Ma tant'è. Ciò che importa è che siamo indubbiamente delle parti che ci hanno offerto (da GLI SPIETATI a I PONTI DI MADISON, a un MONDO PERFETTO) tutta una serie di lucidi e commoventi capolavori. E che questo eroe anti- piuttosto malandato (gli riesce pure di decapitare una sigaretta fresca, mentre richiude il suo zippo; oltre che rovesciare la carrozzina sulla quale fa transitare precipitosamente la figlioletta allo zoo) entri a far parte di una galleria ormai celebre: quella di un attore che si è dedicato - da regista - a beffeggiare non solo il proprio mito (e con lui certe convenzioni hollywoodiane sulle quali si era costruito) ma a distruggersi addirittura fisicamente.
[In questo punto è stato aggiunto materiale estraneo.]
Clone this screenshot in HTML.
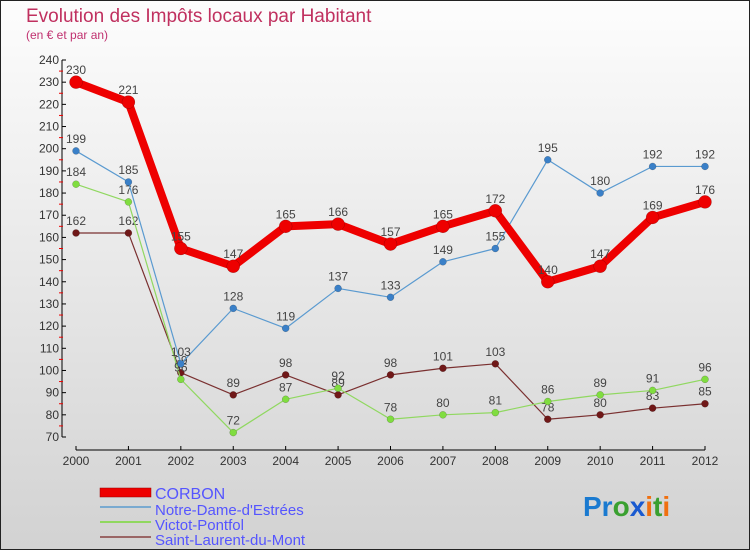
<!DOCTYPE html>
<html><head><meta charset="utf-8"><style>
body{margin:0;}
svg text{font-family:"Liberation Sans",sans-serif;}
</style></head><body>
<svg width="750" height="550" xmlns="http://www.w3.org/2000/svg">
<defs><linearGradient id="bg" x1="0" y1="0" x2="0" y2="1"><stop offset="0" stop-color="#fdfdfd"/><stop offset="1" stop-color="#d2d2d2"/></linearGradient></defs>
<rect x="0.5" y="0.5" width="749" height="549" fill="url(#bg)" stroke="#222"/>
<text x="26" y="22" font-size="19" fill="#c0305f">Evolution des Impôts locaux par Habitant</text>
<text x="26" y="39" font-size="12" fill="#c0306f">(en € et par an)</text>
<g id="axes"></g>
<g id="series"></g>
<g>
<rect x="100" y="488" width="51" height="9" fill="#e00" stroke="#900" stroke-width="0.5"/>
<line x1="100" y1="507" x2="151" y2="507" stroke="#7aaad0" stroke-width="2"/>
<line x1="100" y1="522" x2="151" y2="522" stroke="#90d860" stroke-width="2"/>
<line x1="100" y1="537" x2="151" y2="537" stroke="#9a6666" stroke-width="2"/>
<text x="155" y="499" font-size="16" fill="#5555ff">CORBON</text>
<text x="155" y="515" font-size="15" fill="#5555ff">Notre-Dame-d'Estrées</text>
<text x="155" y="530" font-size="15" fill="#5555ff">Victot-Pontfol</text>
<text x="155" y="545" font-size="15" fill="#5555ff">Saint-Laurent-du-Mont</text>
</g>
<g font-size="28" font-weight="bold">
<text x="583" y="516"><tspan fill="#1a7ad0">Pr</tspan><tspan fill="#3aa030">o</tspan><tspan fill="#1a5ad0">x</tspan><tspan fill="#f07010">i</tspan><tspan fill="#3aa030">t</tspan><tspan fill="#f07010">i</tspan></text>
</g>
</svg>
<script>
const years=[2000,2001,2002,2003,2004,2005,2006,2007,2008,2009,2010,2011,2012];
const corbon=[230,221,155,147,165,166,157,165,172,140,147,169,176];
const notreDame=[199,185,103,128,119,137,133,149,155,195,180,192,192];
const victot=[184,176,96,72,87,92,78,80,81,86,89,91,96];
const saintLaurent=[162,162,99,89,98,89,98,101,103,78,80,83,85];
const yTicks=[70,80,90,100,110,120,130,140,150,160,170,180,190,200,210,220,230,240];
const NS="http://www.w3.org/2000/svg";
const X=i=>76+i*(705-76)/12;
const Y=v=>437-(v-70)*(437-60)/170;
function mk(t,a,p){const e=document.createElementNS(NS,t);for(const k in a)e.setAttribute(k,a[k]);p.appendChild(e);return e;}
const ax=document.getElementById('axes');
mk('line',{x1:62,y1:60,x2:62,y2:437,stroke:'#000'},ax);
mk('line',{x1:76,y1:450,x2:705,y2:450,stroke:'#000'},ax);
yTicks.forEach(v=>{
 mk('line',{x1:62,y1:Y(v),x2:66,y2:Y(v),stroke:'#000'},ax);
 if(v<240) mk('line',{x1:59,y1:Y(v+5),x2:63,y2:Y(v+5),stroke:'#e00'},ax);
 const t=mk('text',{x:59,y:Y(v)+4,'font-size':12,fill:'#333','text-anchor':'end'},ax);
 
 
 t.textContent=v;
});
years.forEach((y,i)=>{
 mk('line',{x1:X(i),y1:446,x2:X(i),y2:450,stroke:'#000'},ax);
 const t=mk('text',{x:X(i),y:465,'font-size':12,fill:'#333','text-anchor':'middle'},ax);
 
 
 t.textContent=y;
});
const sg=document.getElementById('series');
function draw(data,name,color,dot,w,r){
 const g=mk('g',{},sg);
 
 
 mk('polyline',{points:data.map((v,i)=>X(i)+','+Y(v)).join(' '),fill:'none',stroke:color,'stroke-width':w,'stroke-linejoin':'round'},g);
 data.forEach((v,i)=>{
  const c=mk('circle',{cx:X(i),cy:Y(v),r:r,fill:dot,stroke:'rgba(0,0,0,0.3)','stroke-width':0.5},g);
  
  
  const t=mk('text',{x:X(i),y:Y(v)-8,'font-size':12,fill:'#444','text-anchor':'middle'},g);
  
  
  t.textContent=v;
 });
}
draw(saintLaurent,'saint-laurent-series','#7a3030','#701818',1.2,3.5);
draw(victot,'victot-series','#90d860','#80dd40',1.2,3.5);
draw(notreDame,'notre-dame-series','#5a9ad0','#3a80c8',1.2,3.5);
draw(corbon,'corbon-series','#ee0000','#ee0000',8,6.5);
</script>
</body></html>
TRUE CRIME si costruisce allora come a compartimenti stagni, che il regista organizza, spesso ricorrendo al montaggio parallelo, con ordine ed efficacia. Da un lato le terribili sequenze girate all'interno della prigione. Certo melodrammatiche (l'innocenza evidente del sereno, umanissimo condannato, l'infame tortura alla famiglia, fin le reazioni di uno che ci ha fatto il callo come il direttore della prigione sono cosi trasparenti da rendere il tutto quasi drammaticamente ovvio), ma girate con una rigore ed una umanità estrema: cosi da tornare a farci chiedere (e speriamo che fosse uno degli scopi de film) come i gendarmi che sappiamo del mondo che ci circonda possano permettersi la barbarie infame di un rito del genere.
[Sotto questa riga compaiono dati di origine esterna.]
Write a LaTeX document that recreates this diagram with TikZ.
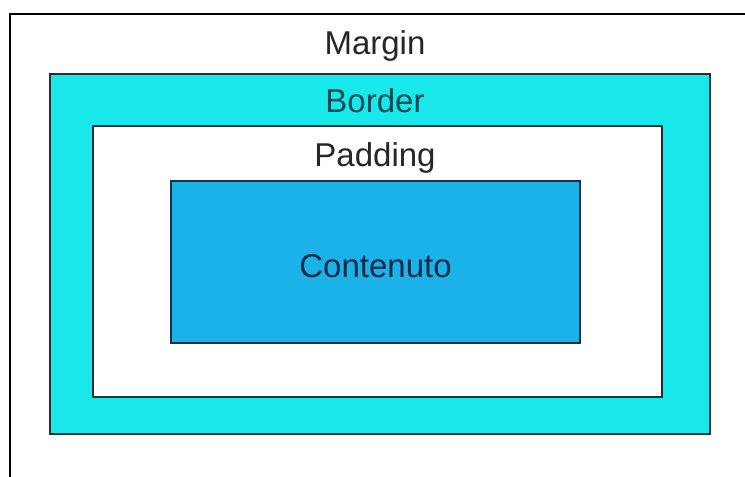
\documentclass[tikz,border=0pt]{standalone}
\usepackage{fontspec}
\setmainfont{Liberation Sans}
\definecolor{bordercyan}{HTML}{18E8EA}
\definecolor{contentblue}{HTML}{1AB2E8}
\definecolor{edgegray}{HTML}{1E3238}
\definecolor{bordertext}{HTML}{0E4A52}
\definecolor{contenttext}{HTML}{102A48}
\begin{document}
\begin{tikzpicture}[x=1pt,y=-1pt]
\tikzset{
base/.style={draw=edgegray,line width=1.6pt,inner sep=0pt},
layer/.style={base,minimum width=#1},
lbl/.style={font=\fontsize{33}{38}\selectfont,inner sep=0pt}}
\useasboundingbox (0,0) rectangle (745,477);
\coordinate (mlow) at (10,477);
\coordinate (mcorner) at (10,14);
\coordinate (mright) at (745,14);
\draw[line width=2pt,black] (mlow) -- (mcorner) -- (mright);
\node[layer=660pt,minimum height=360pt,fill=bordercyan] at (380,254) (B) {};
\node[layer=569pt,minimum height=271pt,fill=white] at (377.5,261.5) (P) {};
\node[layer=409pt,minimum height=162pt,fill=contentblue] at (375.5,262) (C) {};
\node[lbl,text=black!85] at (375,46) (margin) {Margin};
\node[lbl,text=bordertext] at (375,101) (border) {Border};
\node[lbl,text=black!85] at (375,158) (padding) {Padding};
\node[lbl,text=contenttext] at (375.5,266) (content) {Contenuto};
\end{tikzpicture}
\end{document}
Dall'altro lato, Eastwood filma un'altra scadenza, quella di un altro condannato a vivere sé stesso. È l'altro tema del suo cinema: la propria impotenza, malinconia, amarezza, rabbia. L'ambiguità del personaggio che trasgredisce all'ordine, perché considera che questo sia l'unico mezzo per venire a capo dell'ingiustizia, della perversione che governa quell'ordine. E la relatività del decidere: fra il bene ed il male, il giusto e l'ingiusto, l'innocente ed il perverso, il generoso ed il meschino. Tutto ciò Eastwood lo filma alternando saggiamente l'emozione all'umorismo (l'incontro con l'atroce arrivismo del cappellano del carcere; oppure con il cinismo allegro del direttore del giornale interpretato da James Woods. Ma pure con un sottolineatura che non appartiene ai suoi momenti più ispirati: che sia in un procedimento auto-ironico e distruttivo che arrischia però l'autocaricatura, o l'artificio (che qualcuno considera voluto, critico e distaccato) di una meccanica piuttosto spiccia.